◆ WHAT THE TASK REQUIRES
Begin with the first line and repeat exactly through the line containing "W, H = 960, 640"; leave every image out.

◆ RAW DATA
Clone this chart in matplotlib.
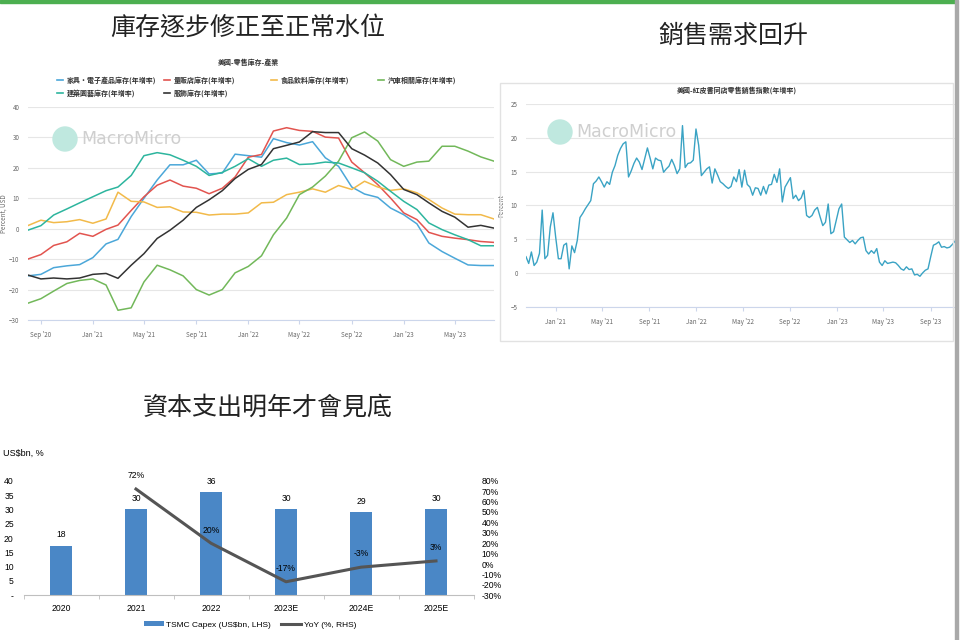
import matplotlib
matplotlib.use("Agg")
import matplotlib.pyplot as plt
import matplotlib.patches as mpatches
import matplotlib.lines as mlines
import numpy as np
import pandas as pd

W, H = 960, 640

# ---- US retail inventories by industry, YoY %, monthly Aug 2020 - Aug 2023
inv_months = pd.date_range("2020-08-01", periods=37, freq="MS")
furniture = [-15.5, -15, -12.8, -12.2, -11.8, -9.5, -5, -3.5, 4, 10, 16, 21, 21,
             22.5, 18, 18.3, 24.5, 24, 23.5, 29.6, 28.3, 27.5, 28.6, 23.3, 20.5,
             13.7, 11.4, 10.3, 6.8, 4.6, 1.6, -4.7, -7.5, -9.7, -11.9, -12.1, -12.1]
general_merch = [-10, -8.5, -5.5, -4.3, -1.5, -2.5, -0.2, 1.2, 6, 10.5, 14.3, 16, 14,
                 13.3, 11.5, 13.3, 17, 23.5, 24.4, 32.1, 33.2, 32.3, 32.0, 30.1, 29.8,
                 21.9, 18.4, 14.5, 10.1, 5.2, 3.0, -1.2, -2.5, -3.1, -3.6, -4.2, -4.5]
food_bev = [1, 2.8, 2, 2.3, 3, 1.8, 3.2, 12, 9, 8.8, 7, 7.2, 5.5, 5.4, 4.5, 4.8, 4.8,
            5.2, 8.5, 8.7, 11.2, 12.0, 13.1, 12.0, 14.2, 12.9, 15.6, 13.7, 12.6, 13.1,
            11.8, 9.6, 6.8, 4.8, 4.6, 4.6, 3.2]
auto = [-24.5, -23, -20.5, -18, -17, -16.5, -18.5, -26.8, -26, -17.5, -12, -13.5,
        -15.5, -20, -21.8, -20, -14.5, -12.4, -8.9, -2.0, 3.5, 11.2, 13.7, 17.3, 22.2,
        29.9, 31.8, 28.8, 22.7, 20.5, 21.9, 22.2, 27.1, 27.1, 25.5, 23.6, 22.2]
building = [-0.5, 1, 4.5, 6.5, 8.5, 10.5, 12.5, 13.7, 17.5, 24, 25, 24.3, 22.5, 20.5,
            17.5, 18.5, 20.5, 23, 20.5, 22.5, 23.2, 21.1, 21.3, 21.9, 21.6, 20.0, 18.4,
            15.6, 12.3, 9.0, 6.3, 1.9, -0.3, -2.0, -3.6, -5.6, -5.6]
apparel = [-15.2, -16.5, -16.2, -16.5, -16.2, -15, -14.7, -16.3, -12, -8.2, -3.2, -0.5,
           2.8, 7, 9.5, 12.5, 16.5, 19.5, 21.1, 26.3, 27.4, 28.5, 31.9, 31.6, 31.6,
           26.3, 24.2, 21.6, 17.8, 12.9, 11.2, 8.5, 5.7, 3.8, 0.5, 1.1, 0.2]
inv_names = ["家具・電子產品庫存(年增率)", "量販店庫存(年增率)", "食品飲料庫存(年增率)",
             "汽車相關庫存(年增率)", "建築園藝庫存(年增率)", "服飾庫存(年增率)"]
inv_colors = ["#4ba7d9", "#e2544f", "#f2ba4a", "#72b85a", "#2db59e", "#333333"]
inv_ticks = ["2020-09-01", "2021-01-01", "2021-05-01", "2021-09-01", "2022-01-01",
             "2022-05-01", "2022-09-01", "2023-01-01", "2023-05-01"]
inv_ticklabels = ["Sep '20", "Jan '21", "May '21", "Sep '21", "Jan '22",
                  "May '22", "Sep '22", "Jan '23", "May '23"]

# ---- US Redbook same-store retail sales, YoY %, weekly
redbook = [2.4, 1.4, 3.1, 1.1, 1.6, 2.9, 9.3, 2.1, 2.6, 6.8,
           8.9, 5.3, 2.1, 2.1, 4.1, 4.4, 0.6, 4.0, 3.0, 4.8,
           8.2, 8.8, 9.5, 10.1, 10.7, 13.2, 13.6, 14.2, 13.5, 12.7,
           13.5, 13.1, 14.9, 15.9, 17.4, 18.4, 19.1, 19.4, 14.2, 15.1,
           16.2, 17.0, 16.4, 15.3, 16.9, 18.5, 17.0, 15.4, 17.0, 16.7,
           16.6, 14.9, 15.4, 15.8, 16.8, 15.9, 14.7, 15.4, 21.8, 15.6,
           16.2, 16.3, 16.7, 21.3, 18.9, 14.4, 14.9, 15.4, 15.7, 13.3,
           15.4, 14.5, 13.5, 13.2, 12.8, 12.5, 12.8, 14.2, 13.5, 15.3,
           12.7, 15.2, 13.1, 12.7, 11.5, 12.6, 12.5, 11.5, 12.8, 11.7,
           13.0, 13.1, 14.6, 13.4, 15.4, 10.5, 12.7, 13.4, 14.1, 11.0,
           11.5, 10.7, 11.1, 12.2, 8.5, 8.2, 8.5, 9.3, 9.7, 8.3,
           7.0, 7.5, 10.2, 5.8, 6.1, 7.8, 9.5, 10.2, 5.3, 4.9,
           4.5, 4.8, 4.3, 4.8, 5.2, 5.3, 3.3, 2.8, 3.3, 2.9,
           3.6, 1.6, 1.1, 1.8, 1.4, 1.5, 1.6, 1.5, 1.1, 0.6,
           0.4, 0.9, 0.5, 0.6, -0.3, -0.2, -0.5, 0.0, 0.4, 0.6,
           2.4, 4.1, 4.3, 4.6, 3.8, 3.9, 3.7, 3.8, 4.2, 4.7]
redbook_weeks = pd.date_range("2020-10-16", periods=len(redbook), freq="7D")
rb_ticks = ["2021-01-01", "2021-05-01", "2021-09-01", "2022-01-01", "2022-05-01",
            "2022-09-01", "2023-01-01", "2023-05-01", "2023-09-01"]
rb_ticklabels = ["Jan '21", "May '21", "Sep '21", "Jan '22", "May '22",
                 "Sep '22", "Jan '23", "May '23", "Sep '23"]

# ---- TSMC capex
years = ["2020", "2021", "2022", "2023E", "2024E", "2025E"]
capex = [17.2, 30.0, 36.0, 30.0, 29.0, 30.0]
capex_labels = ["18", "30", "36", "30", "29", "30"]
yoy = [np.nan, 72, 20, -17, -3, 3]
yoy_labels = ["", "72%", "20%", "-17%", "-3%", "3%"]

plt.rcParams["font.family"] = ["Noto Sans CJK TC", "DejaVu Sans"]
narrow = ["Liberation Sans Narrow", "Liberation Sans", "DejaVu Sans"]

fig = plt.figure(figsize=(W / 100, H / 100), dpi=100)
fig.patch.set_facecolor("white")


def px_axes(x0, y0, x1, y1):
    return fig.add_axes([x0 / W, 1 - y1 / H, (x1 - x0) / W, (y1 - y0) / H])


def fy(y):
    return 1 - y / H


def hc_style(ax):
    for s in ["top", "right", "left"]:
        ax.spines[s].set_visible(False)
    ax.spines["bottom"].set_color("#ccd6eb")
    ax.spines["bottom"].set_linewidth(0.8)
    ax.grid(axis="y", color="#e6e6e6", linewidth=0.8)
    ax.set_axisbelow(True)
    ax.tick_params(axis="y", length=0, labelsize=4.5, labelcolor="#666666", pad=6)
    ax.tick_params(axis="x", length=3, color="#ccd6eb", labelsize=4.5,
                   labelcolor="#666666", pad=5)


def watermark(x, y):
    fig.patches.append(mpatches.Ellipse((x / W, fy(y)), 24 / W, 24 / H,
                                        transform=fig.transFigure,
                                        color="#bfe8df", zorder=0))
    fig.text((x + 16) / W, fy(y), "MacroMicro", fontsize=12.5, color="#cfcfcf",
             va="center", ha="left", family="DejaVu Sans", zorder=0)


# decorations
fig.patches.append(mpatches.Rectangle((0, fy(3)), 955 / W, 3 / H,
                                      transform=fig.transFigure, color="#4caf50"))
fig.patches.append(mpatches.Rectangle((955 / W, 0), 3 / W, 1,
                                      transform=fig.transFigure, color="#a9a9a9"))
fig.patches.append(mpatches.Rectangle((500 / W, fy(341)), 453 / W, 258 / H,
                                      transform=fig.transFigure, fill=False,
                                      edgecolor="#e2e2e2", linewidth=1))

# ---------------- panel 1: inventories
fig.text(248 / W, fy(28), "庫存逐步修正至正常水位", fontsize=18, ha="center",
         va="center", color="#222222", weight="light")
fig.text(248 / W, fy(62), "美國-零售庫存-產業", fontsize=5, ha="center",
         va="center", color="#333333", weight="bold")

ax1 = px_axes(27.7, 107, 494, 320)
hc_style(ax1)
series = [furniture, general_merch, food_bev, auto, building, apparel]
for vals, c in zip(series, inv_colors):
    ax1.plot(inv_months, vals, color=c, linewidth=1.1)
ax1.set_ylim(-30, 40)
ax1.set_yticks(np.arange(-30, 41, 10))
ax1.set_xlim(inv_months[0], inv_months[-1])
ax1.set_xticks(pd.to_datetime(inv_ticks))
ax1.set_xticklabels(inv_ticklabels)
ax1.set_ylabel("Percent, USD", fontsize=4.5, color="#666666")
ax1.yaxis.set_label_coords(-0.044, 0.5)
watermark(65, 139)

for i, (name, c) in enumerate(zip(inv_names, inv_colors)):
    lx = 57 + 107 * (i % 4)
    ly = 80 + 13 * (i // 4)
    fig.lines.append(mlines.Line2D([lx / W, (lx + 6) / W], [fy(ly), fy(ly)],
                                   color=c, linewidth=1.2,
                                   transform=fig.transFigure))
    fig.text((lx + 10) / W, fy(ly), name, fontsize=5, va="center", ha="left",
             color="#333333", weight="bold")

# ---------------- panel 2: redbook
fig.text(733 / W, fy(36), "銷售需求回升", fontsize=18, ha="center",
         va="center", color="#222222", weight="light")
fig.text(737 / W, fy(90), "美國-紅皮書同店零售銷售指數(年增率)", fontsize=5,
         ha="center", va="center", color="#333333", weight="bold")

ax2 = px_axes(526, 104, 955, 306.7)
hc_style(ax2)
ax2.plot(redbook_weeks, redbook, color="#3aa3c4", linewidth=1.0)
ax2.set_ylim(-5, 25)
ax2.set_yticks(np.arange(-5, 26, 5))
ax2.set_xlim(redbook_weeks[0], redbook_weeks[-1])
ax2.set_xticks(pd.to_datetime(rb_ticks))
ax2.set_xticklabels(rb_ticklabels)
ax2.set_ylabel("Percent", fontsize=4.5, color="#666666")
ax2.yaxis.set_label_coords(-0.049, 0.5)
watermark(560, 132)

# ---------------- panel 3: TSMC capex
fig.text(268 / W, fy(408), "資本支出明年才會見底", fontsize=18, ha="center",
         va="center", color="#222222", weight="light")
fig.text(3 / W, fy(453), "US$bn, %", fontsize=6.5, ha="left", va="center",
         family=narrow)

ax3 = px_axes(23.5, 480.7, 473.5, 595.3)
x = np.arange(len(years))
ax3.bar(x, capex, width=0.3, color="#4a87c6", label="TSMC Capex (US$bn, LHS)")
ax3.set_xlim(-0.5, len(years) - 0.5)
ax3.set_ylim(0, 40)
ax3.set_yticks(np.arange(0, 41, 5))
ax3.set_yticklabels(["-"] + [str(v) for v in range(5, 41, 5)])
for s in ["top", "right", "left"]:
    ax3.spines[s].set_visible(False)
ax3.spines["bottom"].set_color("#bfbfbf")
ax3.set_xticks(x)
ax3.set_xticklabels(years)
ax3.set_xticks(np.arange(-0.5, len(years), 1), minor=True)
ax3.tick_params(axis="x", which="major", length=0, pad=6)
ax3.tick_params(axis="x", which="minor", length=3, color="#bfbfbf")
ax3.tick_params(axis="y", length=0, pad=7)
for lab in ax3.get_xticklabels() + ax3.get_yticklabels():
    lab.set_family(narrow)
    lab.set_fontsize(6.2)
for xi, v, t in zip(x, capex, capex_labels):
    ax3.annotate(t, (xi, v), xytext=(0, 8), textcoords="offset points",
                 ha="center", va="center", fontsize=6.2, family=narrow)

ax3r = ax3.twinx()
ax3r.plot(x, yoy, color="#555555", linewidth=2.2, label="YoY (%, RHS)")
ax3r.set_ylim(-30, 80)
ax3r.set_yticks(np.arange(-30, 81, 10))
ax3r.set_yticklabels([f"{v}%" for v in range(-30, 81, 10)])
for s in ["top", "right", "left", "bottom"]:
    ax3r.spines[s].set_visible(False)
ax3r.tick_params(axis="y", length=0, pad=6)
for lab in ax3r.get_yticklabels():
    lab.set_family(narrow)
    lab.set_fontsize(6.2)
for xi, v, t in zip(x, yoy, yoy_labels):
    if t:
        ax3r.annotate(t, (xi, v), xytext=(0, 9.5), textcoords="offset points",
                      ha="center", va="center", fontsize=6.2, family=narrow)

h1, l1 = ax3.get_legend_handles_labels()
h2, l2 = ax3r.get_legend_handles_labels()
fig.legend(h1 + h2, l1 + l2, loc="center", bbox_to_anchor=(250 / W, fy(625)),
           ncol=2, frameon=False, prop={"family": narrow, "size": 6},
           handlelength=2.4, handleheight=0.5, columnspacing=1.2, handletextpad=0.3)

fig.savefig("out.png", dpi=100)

◆ CORRECT RESULT
Clone this chart in matplotlib.
import matplotlib
matplotlib.use("Agg")
import matplotlib.pyplot as plt
import matplotlib.patches as mpatches
import matplotlib.lines as mlines
import numpy as np
import pandas as pd

W, H = 960, 640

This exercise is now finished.